Very interesting article

Great article!

I have found the book Math on Call to be a great, inexpensive reference for helping with high school math homework.

You left out Art of Problem Solving, an incomparable resource used by pretty much all the top math contest kids nowadays. Admitted useful mostly to kids who love math and are good at it, but if you’re in that cohort it’s the best.

My experience with ALEKS was years ago, but at that time it was useless for anything other than determining what you knew, at a fairly cursory level. There was little in the way of teaching, and certainly nothing that would enable you to understand the material. Basically just automated worksheets. Has it gotten better in some important ways? If so, how?

Oh, I should also mention that Life of Fred seems to be very popular on the secular homeschool lists I frequent, despite having some lightweight (as I understand it) religious content. I don’t know why. I’ve never looked at it.

Thanks for the tip.

Good point. I focused my article on the college prep sequence, but this book is a valuable resource for a lot of the material in the contest situations that isn’t given much attention in the normal college prep material. The kind of thinking emphasized in the book is very valuable.

There is an “Explain” button which will bring up a detailed explanation of problems a student does not already know how to do. It is along the lines of the “step by step” solution button available in Wolfram Alpha Pro, but the ALEKS “Explain” feature is (in most cases) a bit better in that it takes some time to categorize the problem and give a bit of the necessary more general background rather than just jumping into the “step by step” part of it.

I guess I could have also mentioned Wolfram Alpha Pro, but I prefer not to, since it’s not really intended for that role and is commonly used (in my experience) as much or more in cheating as in learning. Even if students are authorized to use it, they often present the Wolfram Alpha (with or without Pro) solution as their own without proper attribution. It can be very valuable though for students who get the hang of asking Wolfram Alpha to work a close analog to the given problem and then work the assigned problem on their own. But Wolfram Alpha Pro is certainly a great tool to supplement just about any book if it can be used for learning instead of cheating.

ALEKS doesn’t give a solution for the exact problem the student needs to work. Depending on the context, it demonstrates either a close analog, or after it demonstrates a solution for the exact problem, it changes the problem the student needs to work to a close analog.

Thanks for mentioning Life of Fred. It does come up a lot in the home school groups I hang out in. But I have no experience with it or with students who used it for high school math, at least that I know of. There are probably at least a dozen book-based high school curricula I could have mentioned but refrained from due to a lack of info. Most on line reviews and the marketing materials really don’t tell, they just try to sell.

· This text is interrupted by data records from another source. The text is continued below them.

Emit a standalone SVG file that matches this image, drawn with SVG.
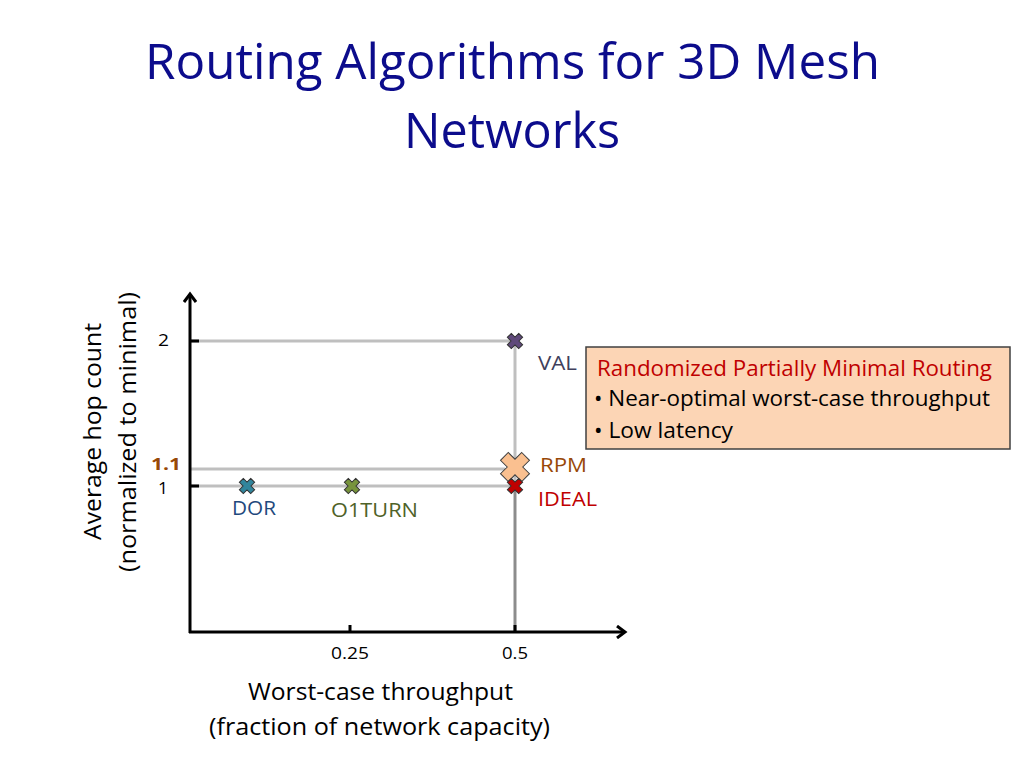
<svg xmlns="http://www.w3.org/2000/svg" width="1024" height="768" viewBox="0 0 1024 768">
<defs>
<style>
text{font-family:"Open Sans","Liberation Sans",sans-serif;font-variant-ligatures:none}
.title{font-size:49px;fill:#0C0C8C}
.lab{font-size:23px;fill:#000}
.tick{font-size:17px;fill:#000}
.grid{stroke:#BFBFBF;stroke-width:3;fill:none}
.axis{stroke:#000;stroke-width:3;fill:none}
.box{font-size:21px}
.nl{font-size:20px}
</style>
<path id="xs" d="M-2.8,-8 L2.8,-8 L2.8,-2.8 L8,-2.8 L8,2.8 L2.8,2.8 L2.8,8 L-2.8,8 L-2.8,2.8 L-8,2.8 L-8,-2.8 L-2.8,-2.8 Z" transform="rotate(45)"/>
<path id="xl" d="M-5.5,-15 L5.5,-15 L5.5,-5.5 L15,-5.5 L15,5.5 L5.5,5.5 L5.5,15 L-5.5,15 L-5.5,5.5 L-15,5.5 L-15,-5.5 L-5.5,-5.5 Z" transform="rotate(45)"/>
<marker id="arr" markerWidth="14" markerHeight="14" refX="10" refY="7" orient="auto" markerUnits="userSpaceOnUse">
<path d="M2,1 L10,7 L2,13" fill="none" stroke="#000" stroke-width="3"/>
</marker>
</defs>
<rect width="1024" height="768" fill="#fff"/>
<g id="title">
<text class="title" x="145" y="79" textLength="735" lengthAdjust="spacingAndGlyphs">Routing Algorithms for 3D Mesh</text>
<text class="title" x="404" y="148" textLength="216" lengthAdjust="spacingAndGlyphs">Networks</text>
</g>
<g id="connectors">
<line class="grid" x1="190" y1="341" x2="515" y2="341"/>
<line class="grid" x1="190" y1="469" x2="505" y2="469"/>
<line class="grid" x1="190" y1="486" x2="515" y2="486"/>
<line class="grid" x1="515" y1="341" x2="515" y2="486"/>
<line x1="515" y1="486" x2="515" y2="632" stroke="#8C8C8C" stroke-width="3"/>
<line class="axis" x1="190" y1="633" x2="190" y2="294" marker-end="url(#arr)"/>
<line class="axis" x1="189" y1="632" x2="625" y2="632" marker-end="url(#arr)"/>
<line class="axis" x1="190" y1="341" x2="199" y2="341"/>
<line class="axis" x1="190" y1="486" x2="199" y2="486"/>
<line class="axis" x1="350" y1="632" x2="350" y2="625"/>
<line class="axis" x1="515" y1="632" x2="515" y2="625"/>
</g>
<g id="axis-labels">
<text class="tick" x="158" y="346" textLength="11" lengthAdjust="spacingAndGlyphs">2</text>
<text class="tick" x="151" y="470" textLength="30" lengthAdjust="spacingAndGlyphs" style="font-weight:bold;fill:#984807;font-size:16px">1.1</text>
<text class="tick" x="158" y="494" textLength="10" lengthAdjust="spacingAndGlyphs" style="font-size:16px">1</text>
<text class="tick" x="331" y="659" textLength="38" lengthAdjust="spacingAndGlyphs">0.25</text>
<text class="tick" x="502" y="659" textLength="26" lengthAdjust="spacingAndGlyphs">0.5</text>
<text class="lab" x="248" y="700" textLength="265" lengthAdjust="spacingAndGlyphs">Worst-case throughput</text>
<text class="lab" x="209" y="735" textLength="341" lengthAdjust="spacingAndGlyphs">(fraction of network capacity)</text>
<text class="lab" transform="translate(101,540) rotate(-90)" textLength="217" lengthAdjust="spacingAndGlyphs">Average hop count</text>
<text class="lab" transform="translate(136,572) rotate(-90)" textLength="280" lengthAdjust="spacingAndGlyphs">(normalized to minimal)</text>
</g>
<g id="node-val">
<use href="#xs" x="515" y="341" fill="#5F497A" stroke="#333" stroke-width="1"/>
<text class="nl" x="538" y="370" textLength="39" lengthAdjust="spacingAndGlyphs" fill="#403F5C">VAL</text>
</g>
<g id="node-rpm">
<use href="#xl" x="515" y="467" fill="#FAC090" stroke="#404040" stroke-width="1"/>
<text class="nl" x="540" y="472" textLength="47" lengthAdjust="spacingAndGlyphs" fill="#984807">RPM</text>
</g>
<g id="node-ideal">
<use href="#xs" x="515" y="486" fill="#C00000" stroke="#333" stroke-width="1"/>
<text class="nl" x="538" y="506" textLength="59" lengthAdjust="spacingAndGlyphs" fill="#C00000">IDEAL</text>
</g>
<g id="node-dor">
<use href="#xs" x="247" y="486" fill="#31859C" stroke="#333" stroke-width="1"/>
<text class="nl" x="232" y="515" textLength="44" lengthAdjust="spacingAndGlyphs" fill="#1F497D">DOR</text>
</g>
<g id="node-o1turn">
<use href="#xs" x="352" y="486" fill="#77933C" stroke="#333" stroke-width="1"/>
<text class="nl" x="331" y="517" textLength="87" lengthAdjust="spacingAndGlyphs" fill="#4F6228">O1TURN</text>
</g>
<g id="node-callout">
<rect x="586" y="347" width="424" height="102" fill="#FCD5B5" stroke="#404040" stroke-width="1.5"/>
<text class="box" x="597" y="376" textLength="395" lengthAdjust="spacingAndGlyphs" fill="#C00000">Randomized Partially Minimal Routing</text>
<text class="box" x="594" y="406" textLength="396" lengthAdjust="spacingAndGlyphs" fill="#000">• Near-optimal worst-case throughput</text>
<text class="box" x="594" y="438" textLength="139" lengthAdjust="spacingAndGlyphs" fill="#000">• Low latency</text>
</g>
</svg>
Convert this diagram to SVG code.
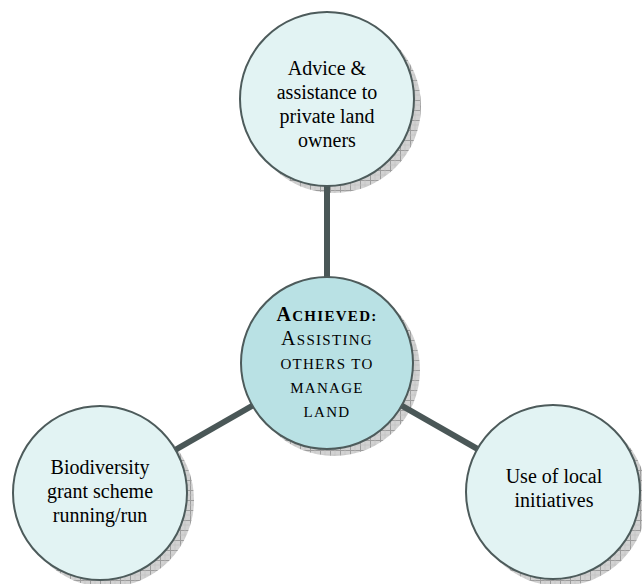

In my view, the big weakness in most book based programs when administered by adults who don’t actually understand the material (and are not willing or able to learn it), is that it is difficult for these adults to provide the needed assessment and accountability. Making use of answers in the back is very limited for those who can’t understand for certain whether those answers are right and who cannot explain to a student where they may have gone wrong when they obtain different answers.

Students are pretty adept at fooling parents when the best parents can do is ask “did you do the practice work?” and “Can you show it to me?” Many purported efforts at completing math assignments are little more than copied answers from the back with (when required) medicore attempts at a snow job showing the work to justify the answer. Real assessment and accountability requires the human teacher grading written work to be able to distinguish the snow job from legitimate work.

Let me add that Art of Problem solving now has a fairly complete (relating to high school math) accredited online school.

See: [URL]http://www.artofproblemsolving.com/school[/URL]

This looks to be a fabulous resource for parents unable to provide expert instruction or qualified accountability themselves.